EXERCISE BRIEF:
Find the lines with "chart" in them and copy them out.

= = = =

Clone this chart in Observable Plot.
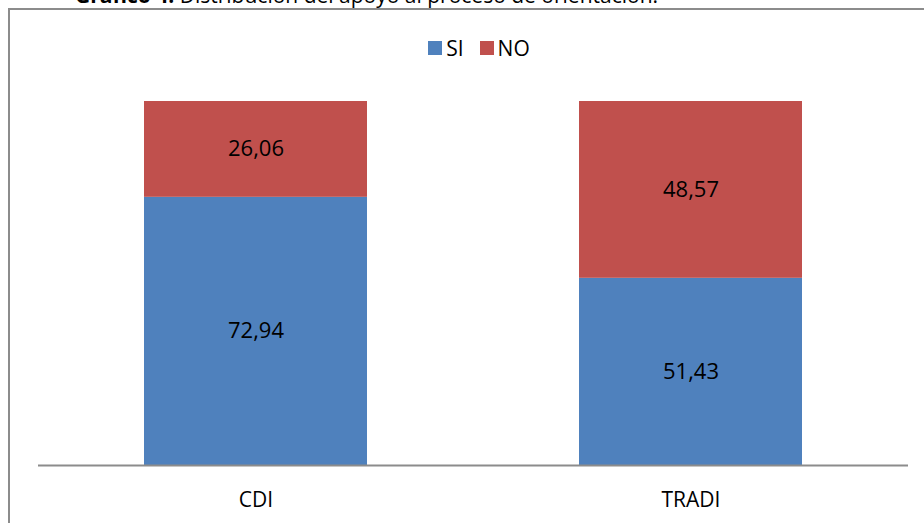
<!DOCTYPE html>
<html>
<head>
<meta charset="utf-8">
<script src="https://cdn.jsdelivr.net/npm/d3@7"></script>
<script src="https://cdn.jsdelivr.net/npm/@observablehq/plot@0.6"></script>
<style>
  html, body { margin: 0; padding: 0; background: #fff; }
  #wrap { position: relative; width: 924px; height: 523px; overflow: hidden; font-family: "Open Sans", sans-serif; }
  #title { position: absolute; left: 75px; top: -15px; font-size: 21px; line-height: 21px; white-space: nowrap; color: #000; }
  #frame { position: absolute; left: 8px; top: 8px; width: 940px; height: 540px; border: 2px solid #8c8c8c; box-sizing: border-box; }
  #legend { position: absolute; left: 0; width: 958px; top: 37px; height: 22px; display: flex; justify-content: center; align-items: center; font-size: 21px; color: #000; }
  #legend .sw { display: inline-block; width: 14px; height: 14px; margin-right: 4px; }
  #legend .item { display: flex; align-items: center; margin: 0 8px; }
  #chart { position: absolute; left: 0; top: 70px; }
</style>
</head>
<body>
<div id="wrap">
  <div id="title"><b>Gráfico 4.</b> Distribución del apoyo al proceso de orientación.</div>
  <div id="frame"></div>
  <div id="legend"></div>
  <div id="chart"></div>
</div>
<script>
const categories = ["CDI", "TRADI"];
const seriesNames = ["SI", "NO"];
const siValues = [72.94, 51.43];
const noValues = [26.06, 48.57];
const colors = ["#4F81BD", "#C0504D"];

const rows = [];
categories.forEach((c, i) => {
  rows.push({cat: c, serie: "SI", value: siValues[i]});
  rows.push({cat: c, serie: "NO", value: noValues[i]});
});

const fmt = v => v.toFixed(2).replace(".", ",");

const legend = document.getElementById("legend");
seriesNames.forEach((s, i) => {
  const it = document.createElement("span");
  it.className = "item";
  it.innerHTML = `<span class="sw" style="background:${colors[i]}"></span><span>${s}</span>`;
  legend.appendChild(it);
});

const chart = Plot.plot({
  width: 924,
  height: 453,
  marginTop: 31,
  marginBottom: 58,
  marginLeft: 38,
  marginRight: 16,
  style: {fontFamily: "Open Sans, sans-serif", background: "transparent", overflow: "visible"},
  x: {domain: categories, paddingInner: 0.488, paddingOuter: 0.244, label: null},
  y: {axis: null, domain: [0, 1]},
  color: {domain: seriesNames, range: colors},
  marks: [
    Plot.barY(rows, Plot.stackY({offset: "normalize", order: seriesNames}, {x: "cat", y: "value", fill: "serie"})),
    Plot.text(rows, Plot.stackY({offset: "normalize", order: seriesNames}, {x: "cat", y: "value", z: "serie", text: d => fmt(d.value), fill: "#000", fontSize: 22})),
    Plot.ruleY([0], {stroke: "#8c8c8c", strokeWidth: 2}),
    Plot.axisX({tickSize: 0, tickPadding: 27, fontSize: 21, fill: "#000", label: null})
  ]
});
document.getElementById("chart").appendChild(chart);
</script>
</body>
</html>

= = = =

SOLUTION TO THIS EXERCISE:
Clone this chart in Observable Plot.
  #chart { position: absolute; left: 0; top: 70px; }
  <div id="chart"></div>
const chart = Plot.plot({
document.getElementById("chart").appendChild(chart);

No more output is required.